The governor, Salman Taseer, was not the only high level official killed for his criticism of Pakistan’s blasphemy laws. A federal minister for minority affairs, Shehbaz Bhatti, was also killed by militants because he wanted the country’s blasphemy laws amended.

A family spokesman for Bibi, Joseph Nadeem, said even if she wins her appeal, it will not be safe for her to live in Pakistan.

“Many people are against her and are chasing to kill her. And we prefer to send her somewhere abroad and safe place,” Nadeem said.

Human rights activists think blasphemy laws are often misused to settle personal scores.

But several religious and political leaders defend the laws that many think are designed according to the edicts of the Muslim holy book, the Quran.

Fareed Ahmed Paracha, a leader in one of Pakistan’s religious political parties, said other laws in Pakistan are misused as well, but no one ever asked to amend them.

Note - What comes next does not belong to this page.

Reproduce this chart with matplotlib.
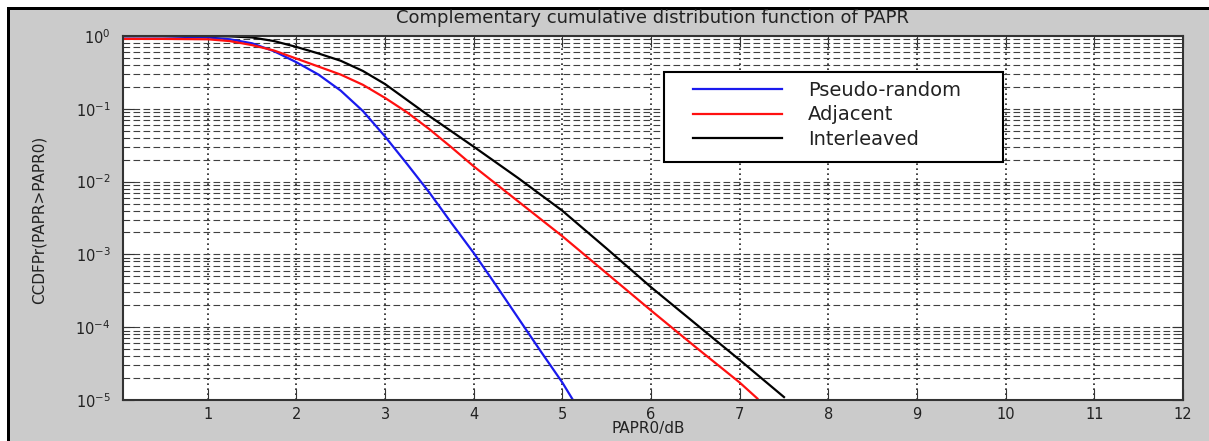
import matplotlib
matplotlib.use("Agg")
import matplotlib.pyplot as plt
import numpy as np
from matplotlib.patches import Rectangle

# PAPR threshold (dB) and log10 of CCDF for each subcarrier mapping
x_pseudo = [0.05, 0.5, 1.0, 1.25, 1.5, 1.75, 2.0, 2.25, 2.5, 2.75, 3.0, 3.25,
            3.5, 3.75, 4.0, 4.25, 4.5, 4.75, 5.0, 5.12]
log_pseudo = [-0.005, -0.005, -0.02, -0.045, -0.10, -0.21, -0.36, -0.53, -0.75,
              -1.03, -1.38, -1.76, -2.15, -2.57, -2.98, -3.42, -3.87, -4.32,
              -4.76, -5.0]

x_adjacent = [0.05, 0.5, 1.0, 1.25, 1.5, 1.75, 2.0, 2.25, 2.5, 2.75, 3.0, 3.25,
              3.5, 3.75, 4.0, 4.5, 5.0, 5.5, 6.0, 6.5, 7.0, 7.2]
log_adjacent = [-0.04, -0.04, -0.045, -0.07, -0.125, -0.20, -0.31, -0.42, -0.53,
                -0.67, -0.85, -1.05, -1.28, -1.53, -1.79, -2.27, -2.75, -3.26,
                -3.77, -4.27, -4.76, -4.98]

x_interleaved = [0.05, 1.0, 1.25, 1.5, 1.75, 2.0, 2.25, 2.5, 2.75, 3.0, 3.25,
                 3.5, 3.75, 4.0, 4.5, 5.0, 5.5, 6.0, 6.5, 7.0, 7.5]
log_interleaved = [0.0, 0.0, -0.005, -0.02, -0.07, -0.15, -0.24, -0.34, -0.48,
                   -0.66, -0.88, -1.10, -1.31, -1.52, -1.95, -2.40, -2.92, -3.45,
                   -3.95, -4.45, -4.96]

labels = ["Pseudo-random", "Adjacent", "Interleaved"]
colors = ["#1a1aee", "#ff1010", "#000000"]
x_ticks = list(range(1, 13))

W, H = 1209, 441
fig = plt.figure(figsize=(W / 100, H / 100), dpi=100)
fig.patch.set_facecolor("#cbcbcb")


def px_rect(x0, y0, x1, y1, **kw):
    """Rectangle given in pixel coords measured from the top-left corner."""
    return Rectangle((x0 / W, 1 - y1 / H), (x1 - x0) / W, (y1 - y0) / H,
                     transform=fig.transFigure, **kw)


# white margin + black frame along the top and left edges
fig.add_artist(px_rect(0, 0, W, 7, color="white", lw=0))
fig.add_artist(px_rect(0, 0, 7, H, color="white", lw=0))
fig.add_artist(px_rect(7, 7, W, 10, color="black", lw=0))
fig.add_artist(px_rect(7, 7, 10, H, color="black", lw=0))

ax = fig.add_axes([123 / W, 41 / H, 1060 / W, 364 / H])
ax.set_facecolor("white")

for xs, ls_, c, lab in zip([x_pseudo, x_adjacent, x_interleaved],
                           [log_pseudo, log_adjacent, log_interleaved],
                           colors, labels):
    ax.semilogy(xs, 10 ** np.array(ls_), color=c, lw=1.6, label=lab)

ax.set_xlim(0.045, 12)
ax.set_ylim(1e-5, 1)
ax.set_xticks(x_ticks)
ax.set_xticklabels([str(t) for t in x_ticks])

ax.set_axisbelow(True)
ax.yaxis.grid(True, which="both", linestyle=(0, (6, 3)), lw=0.8, color="#404040")
ax.xaxis.grid(True, which="major", linestyle=(0, (1, 2)), lw=1.2, color="#202020")

ax.tick_params(which="both", direction="in", top=True, right=True,
               labelsize=10.5, colors="#333333", labelcolor="#222222")
ax.tick_params(which="major", length=8)
ax.tick_params(which="minor", length=4)
ax.tick_params(axis="y", pad=9)
ax.tick_params(axis="x", pad=5)
for sp in ax.spines.values():
    sp.set_linewidth(1.5)
    sp.set_color("#333333")

fig.text(653 / W, 1 - 18 / H, "Complementary cumulative distribution function of PAPR",
         ha="center", va="center", fontsize=13, color="#222222")
fig.text(648 / W, 1 - 429 / H, "PAPR0/dB", ha="center", va="center",
         fontsize=11, color="#222222")
fig.text(39 / W, 1 - 220 / H, "CCDFPr(PAPR>PAPR0)", ha="center", va="center",
         rotation=90, fontsize=11, color="#222222")

# legend box drawn separately so its padding can be set freely
ax.add_patch(px_rect(664, 72, 1003, 162, facecolor="white", edgecolor="black",
                     lw=1.5, zorder=4.5, clip_on=False))
leg = ax.legend(loc="upper left", bbox_to_anchor=(693 / W, 1 - 81 / H),
                bbox_transform=fig.transFigure, borderaxespad=0, borderpad=0,
                fontsize=14, handlelength=4.6, handletextpad=1.3,
                labelspacing=0.28, frameon=False)
for t in leg.get_texts():
    t.set_color("#222222")

fig.savefig("out.png", dpi=100, facecolor=fig.get_facecolor())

The problem, according to Paracha, is not with the blasphemy laws but their implementation. He accused a weak legal system for being unable to defend the innocent.

Meanwhile, Bibi’s lawyer Malook thinks she is safer in prison than she is outside.

“If you are out of prison you are more vulnerable than to be in the prison,” he said.

The appeal process might take six months or more. If Bibi loses this appeal she has the option for filing a review petition in front the Supreme Court. That would be the last legal remedy available to her. If she loses that, she can still request Pakistan’s president for a pardon.